_Instruction_: Retype the lines beneath this one, from the first through the line containing "var amountShelf_H2M = [0, 0, 0, 0, 0, 0];". Pictures are left out.

_Collected material_:
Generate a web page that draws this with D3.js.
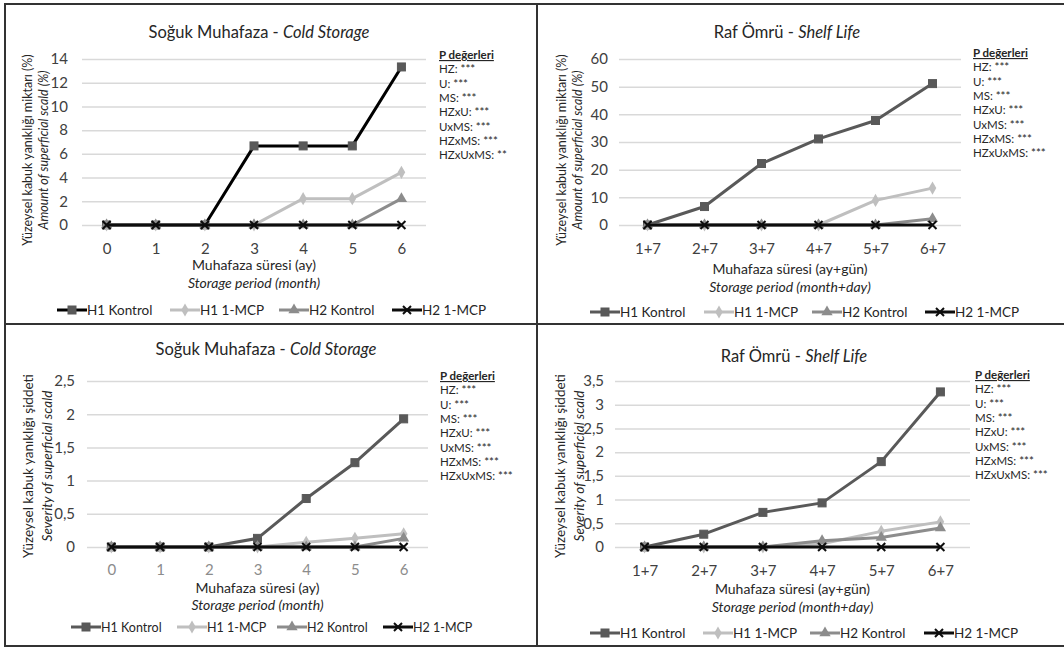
<!DOCTYPE html>
<html>
<head>
<meta charset="utf-8">
<script src="https://cdn.jsdelivr.net/npm/d3@7"></script>
<style>
  body { margin: 0; background: #fff; }
  svg { font-family: Lato, "Open Sans", sans-serif; }
</style>
</head>
<body>
<svg id="fig" width="1064" height="647"></svg>
<script>
// categories
var coldMonths = ["0", "1", "2", "3", "4", "5", "6"];
var shelfMonths = ["1+7", "2+7", "3+7", "4+7", "5+7", "6+7"];
var seriesNames = ["H1 Kontrol", "H1 1-MCP", "H2 Kontrol", "H2 1-MCP"];

// amount of superficial scald (%), cold storage
var amountCold_H1K = [0, 0, 0, 6.67, 6.67, 6.67, 13.33];
var amountCold_H1M = [0, 0, 0, 0, 2.22, 2.22, 4.44];
var amountCold_H2K = [0, 0, 0, 0, 0, 0, 2.22];
var amountCold_H2M = [0, 0, 0, 0, 0, 0, 0];

// amount of superficial scald (%), shelf life
var amountShelf_H1K = [0, 6.67, 22.22, 31.11, 37.78, 51.11];
var amountShelf_H1M = [0, 0, 0, 0, 8.89, 13.33];
var amountShelf_H2K = [0, 0, 0, 0, 0, 2.22];
var amountShelf_H2M = [0, 0, 0, 0, 0, 0];

// severity, cold storage
var sevCold_H1K = [0, 0, 0, 0.13, 0.73, 1.27, 1.93];
var sevCold_H1M = [0, 0, 0, 0, 0.07, 0.13, 0.2];
var sevCold_H2K = [0, 0, 0, 0, 0, 0, 0.13];
var sevCold_H2M = [0, 0, 0, 0, 0, 0, 0];

// severity, shelf life
var sevShelf_H1K = [0, 0.27, 0.73, 0.93, 1.8, 3.27];
var sevShelf_H1M = [0, 0, 0, 0.07, 0.33, 0.53];
var sevShelf_H2K = [0, 0, 0, 0.13, 0.2, 0.4];
var sevShelf_H2M = [0, 0, 0, 0, 0, 0];

// tick values
var amountColdTicks = [0, 2, 4, 6, 8, 10, 12, 14];
var amountShelfTicks = [0, 10, 20, 30, 40, 50, 60];
var sevColdTicks = [0, 0.5, 1, 1.5, 2, 2.5];
var sevShelfTicks = [0, 0.5, 1, 1.5, 2, 2.5, 3, 3.5];

var pLabels = ["HZ", "U", "MS", "HZxU", "UxMS", "HZxMS", "HZxUxMS"];
var pCold1 = ["***", "***", "***", "***", "***", "***", "**"];
var pAll = ["***", "***", "***", "***", "***", "***", "***"];

var svg = d3.select("#fig");
var fmt = function(v) { return String(v).replace(".", ","); };

var markerTypes = ["square", "diamond", "triangle", "cross"];

function drawMarker(g, type, x, y, color) {
	if (type == "square") {
		g.append("rect").attr("x", x - 4).attr("y", y - 4).attr("width", 8).attr("height", 8)
			.attr("fill", "#595959").attr("stroke", "#595959").attr("stroke-width", 1);
	} else if (type == "diamond") {
		g.append("path").attr("d", d3.symbol(d3.symbolDiamond, 50)()).attr("transform", "translate(" + x + "," + y + ")")
			.attr("fill", color);
	} else if (type == "triangle") {
		g.append("path").attr("d", d3.symbol(d3.symbolTriangle, 55)()).attr("transform", "translate(" + x + "," + y + ")")
			.attr("fill", color);
	} else {
		g.append("path").attr("d", "M" + (x - 4) + "," + (y - 4) + "L" + (x + 4) + "," + (y + 4) + "M" + (x - 4) + "," + (y + 4) + "L" + (x + 4) + "," + (y - 4))
			.attr("stroke", color).attr("stroke-width", 2);
	}
}

function drawPanel(c) {
	var g = svg.append("g");
	var x = d3.scalePoint().domain(c.cats).range([c.x0, c.x1]).padding(0.5);
	var y = d3.scaleLinear().domain([0, c.ticks[c.ticks.length - 1]]).range([c.y0, c.yTop]);

	// gridlines
	g.append("g").attr("transform", "translate(" + c.x0 + ",0)")
		.call(d3.axisLeft(y).tickValues(c.ticks).tickSize(-(c.x1 - c.x0)).tickFormat(""))
		.call(function(s) { s.select(".domain").remove(); })
		.selectAll("line").attr("stroke", "#d9d9d9").attr("stroke-width", 1.5);

	// y tick labels
	g.append("g").attr("transform", "translate(" + c.x0 + ",0)")
		.call(d3.axisLeft(y).tickValues(c.ticks).tickSize(0).tickPadding(c.yPad).tickFormat(fmt))
		.call(function(s) { s.select(".domain").remove(); })
		.selectAll("text").attr("font-size", 15).attr("fill", "#404040").attr("font-family", "Lato, sans-serif");

	// x tick labels
	g.append("g").attr("transform", "translate(0," + c.y0 + ")")
		.call(d3.axisBottom(x).tickSize(0).tickPadding(c.xPad))
		.call(function(s) { s.select(".domain").remove(); })
		.selectAll("text").attr("font-size", 15).attr("fill", c.xTickColor).attr("font-family", "Lato, sans-serif");

	// series lines
	var line = d3.line().x(function(d, i) { return x(c.cats[i]); }).y(function(d) { return y(d); });
	c.series.forEach(function(s, k) {
		g.append("path").datum(s).attr("d", line).attr("fill", "none")
			.attr("stroke", c.colors[k]).attr("stroke-width", 3).attr("stroke-linejoin", "round");
		s.forEach(function(v, i) { drawMarker(g, markerTypes[k], x(c.cats[i]), y(v), c.colors[k]); });
	});

	// title
	var t = g.append("text").attr("x", c.titleX).attr("y", c.titleY).attr("text-anchor", "middle")
		.attr("font-size", 16.5).attr("fill", "#262626");
	t.append("tspan").text(c.title[0]);
	t.append("tspan").attr("font-style", "italic").text(c.title[1]);

	// y titles
	var cy = (c.y0 + c.yTop) / 2 + c.yTitleShift;
	g.append("text").attr("transform", "translate(" + c.yt1 + "," + cy + ") rotate(-90)")
		.attr("text-anchor", "middle").attr("dominant-baseline", "central")
		.attr("font-size", c.yTitleSize).attr("fill", "#262626").text(c.yTitle[0]);
	g.append("text").attr("transform", "translate(" + c.yt2 + "," + cy + ") rotate(-90)")
		.attr("text-anchor", "middle").attr("dominant-baseline", "central")
		.attr("font-size", c.yTitleSize).attr("font-style", "italic").attr("fill", "#262626").text(c.yTitle[1]);

	// x titles
	var xc = (c.x0 + c.x1) / 2;
	g.append("text").attr("x", xc).attr("y", c.xt1).attr("text-anchor", "middle").attr("dominant-baseline", "central")
		.attr("font-size", 14).attr("fill", "#262626").text(c.xTitle[0]);
	g.append("text").attr("x", xc).attr("y", c.xt2).attr("text-anchor", "middle").attr("dominant-baseline", "central")
		.attr("font-size", 14).attr("font-style", "italic").attr("fill", "#262626").text(c.xTitle[1]);

	// legend
	c.legendX.forEach(function(lx, k) {
		g.append("line").attr("x1", lx).attr("x2", lx + 30).attr("y1", c.legendY).attr("y2", c.legendY)
			.attr("stroke", c.colors[k]).attr("stroke-width", 3);
		drawMarker(g, markerTypes[k], lx + 15, c.legendY, c.colors[k]);
		g.append("text").attr("x", lx + 30).attr("y", c.legendY).attr("dominant-baseline", "central")
			.attr("font-size", c.legendSize).attr("fill", "#262626").text(seriesNames[k]);
	});

	// P values
	g.append("text").attr("x", c.pX).attr("y", c.pY).attr("font-size", 11.5).attr("font-weight", "bold")
		.attr("text-decoration", "underline").attr("fill", "#262626").text("P değerleri");
	pLabels.forEach(function(lbl, i) {
		g.append("text").attr("x", c.pX).attr("y", c.pY + 14.3 * (i + 1)).attr("font-size", 11.5)
			.attr("fill", "#262626").text(lbl + ": " + c.pVals[i]);
	});
}

var cols = ["#595959", "#bfbfbf", "#8c8c8c", "#0d0d0d"];

drawPanel({
	cats: coldMonths, ticks: amountColdTicks, x0: 82, x1: 426, y0: 225, yTop: 59, yPad: 14, xPad: 18,
	xTickColor: "#404040",
	series: [amountCold_H1K, amountCold_H1M, amountCold_H2K, amountCold_H2M],
	colors: ["#000000", cols[1], cols[2], cols[3]],
	title: ["Soğuk Muhafaza - ", "Cold Storage"], titleX: 259, titleY: 38,
	yTitle: ["Yüzeysel kabuk yanıklığı miktarı (%)", "Amount of superficial scald (%)"], yt1: 27, yt2: 43, yTitleShift: 8, yTitleSize: 12.5,
	xTitle: ["Muhafaza süresi (ay)", "Storage period (month)"], xt1: 264, xt2: 282,
	legendX: [57, 170, 279, 392], legendY: 310, legendSize: 13.5,
	pX: 439, pY: 59, pVals: pCold1
});

drawPanel({
	cats: shelfMonths, ticks: amountShelfTicks, x0: 619, x1: 961, y0: 225, yTop: 59, yPad: 11, xPad: 18,
	xTickColor: "#404040",
	series: [amountShelf_H1K, amountShelf_H1M, amountShelf_H2K, amountShelf_H2M],
	colors: cols,
	title: ["Raf Ömrü - ", "Shelf Life"], titleX: 787, titleY: 38,
	yTitle: ["Yüzeysel kabuk yanıklığı miktarı (%)", "Amount of superficial scald (%)"], yt1: 561, yt2: 577, yTitleShift: 8, yTitleSize: 12.5,
	xTitle: ["Muhafaza süresi (ay+gün)", "Storage period (month+day)"], xt1: 268, xt2: 286,
	legendX: [590, 704, 812, 925], legendY: 312, legendSize: 13.5,
	pX: 973, pY: 57, pVals: pAll
});

drawPanel({
	cats: coldMonths, ticks: sevColdTicks, x0: 87, x1: 428, y0: 547, yTop: 381, yPad: 12, xPad: 17,
	xTickColor: "#8c8c8c",
	series: [sevCold_H1K, sevCold_H1M, sevCold_H2K, sevCold_H2M],
	colors: cols,
	title: ["Soğuk Muhafaza - ", "Cold Storage"], titleX: 266, titleY: 355,
	yTitle: ["Yüzeysel kabuk yanıklığı şiddeti", "Severity of superficial scald"], yt1: 28, yt2: 47, yTitleShift: 2, yTitleSize: 13.5,
	xTitle: ["Muhafaza süresi (ay)", "Storage period (month)"], xt1: 587, xt2: 604,
	legendX: [71, 177, 277, 383], legendY: 627, legendSize: 12.5,
	pX: 440, pY: 380, pVals: pAll
});

drawPanel({
	cats: shelfMonths, ticks: sevShelfTicks, x0: 615, x1: 970, y0: 547, yTop: 381, yPad: 11, xPad: 18,
	xTickColor: "#404040",
	series: [sevShelf_H1K, sevShelf_H1M, sevShelf_H2K, sevShelf_H2M],
	colors: cols,
	title: ["Raf Ömrü - ", "Shelf Life"], titleX: 794, titleY: 362,
	yTitle: ["Yüzeysel kabuk yanıklığı şiddeti", "Severity of superficial scald"], yt1: 560, yt2: 579, yTitleShift: 2, yTitleSize: 13.5,
	xTitle: ["Muhafaza süresi (ay+gün)", "Storage period (month+day)"], xt1: 588, xt2: 606,
	legendX: [590, 703, 810, 924], legendY: 633, legendSize: 13.5,
	pX: 975, pY: 379, pVals: pAll
});

// frame and dividers
svg.append("rect").attr("x", 5).attr("y", 4).attr("width", 1064).attr("height", 642)
	.attr("fill", "none").attr("stroke", "#333").attr("stroke-width", 2);
svg.append("line").attr("x1", 537).attr("x2", 537).attr("y1", 4).attr("y2", 646).attr("stroke", "#333").attr("stroke-width", 2);
svg.append("line").attr("x1", 5).attr("x2", 1064).attr("y1", 324).attr("y2", 324).attr("stroke", "#333").attr("stroke-width", 2);
</script>
</body>
</html>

_Exercise response_:
Generate a web page that draws this with D3.js.
<!DOCTYPE html>
<html>
<head>
<meta charset="utf-8">
<script src="https://cdn.jsdelivr.net/npm/d3@7"></script>
<style>
  body { margin: 0; background: #fff; }
  svg { font-family: Lato, "Open Sans", sans-serif; }
</style>
</head>
<body>
<svg id="fig" width="1064" height="647"></svg>
<script>
// categories
var coldMonths = ["0", "1", "2", "3", "4", "5", "6"];
var shelfMonths = ["1+7", "2+7", "3+7", "4+7", "5+7", "6+7"];
var seriesNames = ["H1 Kontrol", "H1 1-MCP", "H2 Kontrol", "H2 1-MCP"];

// amount of superficial scald (%), cold storage
var amountCold_H1K = [0, 0, 0, 6.67, 6.67, 6.67, 13.33];
var amountCold_H1M = [0, 0, 0, 0, 2.22, 2.22, 4.44];
var amountCold_H2K = [0, 0, 0, 0, 0, 0, 2.22];
var amountCold_H2M = [0, 0, 0, 0, 0, 0, 0];

// amount of superficial scald (%), shelf life
var amountShelf_H1K = [0, 6.67, 22.22, 31.11, 37.78, 51.11];
var amountShelf_H1M = [0, 0, 0, 0, 8.89, 13.33];
var amountShelf_H2K = [0, 0, 0, 0, 0, 2.22];
var amountShelf_H2M = [0, 0, 0, 0, 0, 0];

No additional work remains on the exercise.